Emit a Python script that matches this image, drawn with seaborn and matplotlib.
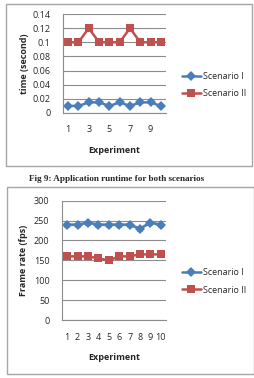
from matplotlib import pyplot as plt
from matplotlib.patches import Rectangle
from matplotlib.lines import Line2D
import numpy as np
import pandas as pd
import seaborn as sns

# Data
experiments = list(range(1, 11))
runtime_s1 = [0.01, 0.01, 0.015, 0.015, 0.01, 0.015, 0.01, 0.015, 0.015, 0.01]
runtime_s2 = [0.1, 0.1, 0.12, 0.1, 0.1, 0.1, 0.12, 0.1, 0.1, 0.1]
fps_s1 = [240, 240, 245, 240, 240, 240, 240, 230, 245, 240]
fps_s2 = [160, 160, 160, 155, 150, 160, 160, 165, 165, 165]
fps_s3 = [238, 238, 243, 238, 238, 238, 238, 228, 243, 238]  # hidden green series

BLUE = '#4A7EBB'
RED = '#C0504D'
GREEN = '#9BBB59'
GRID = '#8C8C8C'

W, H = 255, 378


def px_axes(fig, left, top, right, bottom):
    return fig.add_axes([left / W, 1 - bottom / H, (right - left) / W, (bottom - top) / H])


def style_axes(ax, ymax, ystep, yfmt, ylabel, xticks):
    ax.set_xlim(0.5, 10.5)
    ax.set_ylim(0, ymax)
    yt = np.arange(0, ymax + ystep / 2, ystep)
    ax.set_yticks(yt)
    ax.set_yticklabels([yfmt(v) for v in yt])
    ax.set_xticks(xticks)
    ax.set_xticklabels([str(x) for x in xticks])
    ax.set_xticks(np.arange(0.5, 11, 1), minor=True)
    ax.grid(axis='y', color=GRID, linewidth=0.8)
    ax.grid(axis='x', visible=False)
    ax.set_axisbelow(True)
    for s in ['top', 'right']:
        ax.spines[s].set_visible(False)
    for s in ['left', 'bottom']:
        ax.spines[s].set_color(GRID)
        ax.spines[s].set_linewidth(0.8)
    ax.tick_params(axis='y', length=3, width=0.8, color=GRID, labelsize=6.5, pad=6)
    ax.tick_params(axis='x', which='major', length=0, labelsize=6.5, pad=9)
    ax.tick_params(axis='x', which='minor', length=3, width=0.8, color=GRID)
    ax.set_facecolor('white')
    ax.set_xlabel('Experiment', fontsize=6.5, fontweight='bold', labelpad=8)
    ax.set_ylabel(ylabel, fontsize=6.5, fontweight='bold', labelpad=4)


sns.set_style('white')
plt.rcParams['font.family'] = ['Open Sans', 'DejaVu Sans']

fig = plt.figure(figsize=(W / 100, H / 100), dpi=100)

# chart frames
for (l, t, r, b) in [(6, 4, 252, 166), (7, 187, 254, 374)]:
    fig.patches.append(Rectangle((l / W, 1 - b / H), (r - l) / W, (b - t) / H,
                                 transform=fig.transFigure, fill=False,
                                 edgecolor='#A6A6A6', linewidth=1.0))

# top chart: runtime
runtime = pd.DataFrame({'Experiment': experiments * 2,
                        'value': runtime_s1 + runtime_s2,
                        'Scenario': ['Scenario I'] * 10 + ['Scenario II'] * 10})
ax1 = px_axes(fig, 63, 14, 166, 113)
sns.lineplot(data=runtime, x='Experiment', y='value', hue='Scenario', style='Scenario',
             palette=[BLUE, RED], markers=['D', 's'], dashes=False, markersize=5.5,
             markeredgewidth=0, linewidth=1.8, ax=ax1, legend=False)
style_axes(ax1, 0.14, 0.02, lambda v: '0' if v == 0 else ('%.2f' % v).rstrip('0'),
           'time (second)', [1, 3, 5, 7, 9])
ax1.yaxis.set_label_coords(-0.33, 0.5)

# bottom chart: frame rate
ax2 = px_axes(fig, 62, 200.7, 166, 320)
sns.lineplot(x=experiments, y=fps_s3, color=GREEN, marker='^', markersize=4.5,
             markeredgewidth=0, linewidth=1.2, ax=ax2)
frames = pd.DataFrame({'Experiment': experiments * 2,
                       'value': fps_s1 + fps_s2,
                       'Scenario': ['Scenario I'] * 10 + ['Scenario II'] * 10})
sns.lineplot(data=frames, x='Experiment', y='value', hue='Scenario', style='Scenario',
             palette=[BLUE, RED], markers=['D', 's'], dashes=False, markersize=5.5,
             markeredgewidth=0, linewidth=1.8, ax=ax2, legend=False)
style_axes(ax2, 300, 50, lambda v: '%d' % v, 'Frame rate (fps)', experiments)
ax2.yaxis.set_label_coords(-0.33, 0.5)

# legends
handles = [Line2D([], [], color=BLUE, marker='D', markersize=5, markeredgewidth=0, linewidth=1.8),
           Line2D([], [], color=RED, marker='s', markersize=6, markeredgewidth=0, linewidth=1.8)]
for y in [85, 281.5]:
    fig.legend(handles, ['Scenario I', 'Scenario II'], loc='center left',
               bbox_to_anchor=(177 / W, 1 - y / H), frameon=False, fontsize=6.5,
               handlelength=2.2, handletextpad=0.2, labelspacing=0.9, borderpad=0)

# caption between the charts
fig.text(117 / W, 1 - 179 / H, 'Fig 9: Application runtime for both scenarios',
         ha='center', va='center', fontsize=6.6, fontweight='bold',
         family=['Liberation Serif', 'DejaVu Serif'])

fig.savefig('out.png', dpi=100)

***

JOB: Write out the full listing verbatim, excluding its pictures.

REPLY:
Emit a Python script that matches this image, drawn with seaborn and matplotlib.
from matplotlib import pyplot as plt
from matplotlib.patches import Rectangle
from matplotlib.lines import Line2D
import numpy as np
import pandas as pd
import seaborn as sns

# Data
experiments = list(range(1, 11))
runtime_s1 = [0.01, 0.01, 0.015, 0.015, 0.01, 0.015, 0.01, 0.015, 0.015, 0.01]
runtime_s2 = [0.1, 0.1, 0.12, 0.1, 0.1, 0.1, 0.12, 0.1, 0.1, 0.1]
fps_s1 = [240, 240, 245, 240, 240, 240, 240, 230, 245, 240]
fps_s2 = [160, 160, 160, 155, 150, 160, 160, 165, 165, 165]
fps_s3 = [238, 238, 243, 238, 238, 238, 238, 228, 243, 238]  # hidden green series

BLUE = '#4A7EBB'
RED = '#C0504D'
GREEN = '#9BBB59'
GRID = '#8C8C8C'

W, H = 255, 378


def px_axes(fig, left, top, right, bottom):
    return fig.add_axes([left / W, 1 - bottom / H, (right - left) / W, (bottom - top) / H])


def style_axes(ax, ymax, ystep, yfmt, ylabel, xticks):
    ax.set_xlim(0.5, 10.5)
    ax.set_ylim(0, ymax)
    yt = np.arange(0, ymax + ystep / 2, ystep)
    ax.set_yticks(yt)
    ax.set_yticklabels([yfmt(v) for v in yt])
    ax.set_xticks(xticks)
    ax.set_xticklabels([str(x) for x in xticks])
    ax.set_xticks(np.arange(0.5, 11, 1), minor=True)
    ax.grid(axis='y', color=GRID, linewidth=0.8)
    ax.grid(axis='x', visible=False)
    ax.set_axisbelow(True)
    for s in ['top', 'right']:
        ax.spines[s].set_visible(False)
    for s in ['left', 'bottom']:
        ax.spines[s].set_color(GRID)
        ax.spines[s].set_linewidth(0.8)
    ax.tick_params(axis='y', length=3, width=0.8, color=GRID, labelsize=6.5, pad=6)
    ax.tick_params(axis='x', which='major', length=0, labelsize=6.5, pad=9)
    ax.tick_params(axis='x', which='minor', length=3, width=0.8, color=GRID)
    ax.set_facecolor('white')
    ax.set_xlabel('Experiment', fontsize=6.5, fontweight='bold', labelpad=8)
    ax.set_ylabel(ylabel, fontsize=6.5, fontweight='bold', labelpad=4)


sns.set_style('white')
plt.rcParams['font.family'] = ['Open Sans', 'DejaVu Sans']

fig = plt.figure(figsize=(W / 100, H / 100), dpi=100)

# chart frames
for (l, t, r, b) in [(6, 4, 252, 166), (7, 187, 254, 374)]:
    fig.patches.append(Rectangle((l / W, 1 - b / H), (r - l) / W, (b - t) / H,
                                 transform=fig.transFigure, fill=False,
                                 edgecolor='#A6A6A6', linewidth=1.0))

# top chart: runtime
runtime = pd.DataFrame({'Experiment': experiments * 2,
                        'value': runtime_s1 + runtime_s2,
                        'Scenario': ['Scenario I'] * 10 + ['Scenario II'] * 10})
ax1 = px_axes(fig, 63, 14, 166, 113)
sns.lineplot(data=runtime, x='Experiment', y='value', hue='Scenario', style='Scenario',
             palette=[BLUE, RED], markers=['D', 's'], dashes=False, markersize=5.5,
             markeredgewidth=0, linewidth=1.8, ax=ax1, legend=False)
style_axes(ax1, 0.14, 0.02, lambda v: '0' if v == 0 else ('%.2f' % v).rstrip('0'),
           'time (second)', [1, 3, 5, 7, 9])
ax1.yaxis.set_label_coords(-0.33, 0.5)

# bottom chart: frame rate
ax2 = px_axes(fig, 62, 200.7, 166, 320)
sns.lineplot(x=experiments, y=fps_s3, color=GREEN, marker='^', markersize=4.5,
             markeredgewidth=0, linewidth=1.2, ax=ax2)
frames = pd.DataFrame({'Experiment': experiments * 2,
                       'value': fps_s1 + fps_s2,
                       'Scenario': ['Scenario I'] * 10 + ['Scenario II'] * 10})
sns.lineplot(data=frames, x='Experiment', y='value', hue='Scenario', style='Scenario',
             palette=[BLUE, RED], markers=['D', 's'], dashes=False, markersize=5.5,
             markeredgewidth=0, linewidth=1.8, ax=ax2, legend=False)
style_axes(ax2, 300, 50, lambda v: '%d' % v, 'Frame rate (fps)', experiments)
ax2.yaxis.set_label_coords(-0.33, 0.5)

# legends
handles = [Line2D([], [], color=BLUE, marker='D', markersize=5, markeredgewidth=0, linewidth=1.8),
           Line2D([], [], color=RED, marker='s', markersize=6, markeredgewidth=0, linewidth=1.8)]
for y in [85, 281.5]:
    fig.legend(handles, ['Scenario I', 'Scenario II'], loc='center left',
               bbox_to_anchor=(177 / W, 1 - y / H), frameon=False, fontsize=6.5,
               handlelength=2.2, handletextpad=0.2, labelspacing=0.9, borderpad=0)

# caption between the charts
fig.text(117 / W, 1 - 179 / H, 'Fig 9: Application runtime for both scenarios',
         ha='center', va='center', fontsize=6.6, fontweight='bold',
         family=['Liberation Serif', 'DejaVu Serif'])

fig.savefig('out.png', dpi=100)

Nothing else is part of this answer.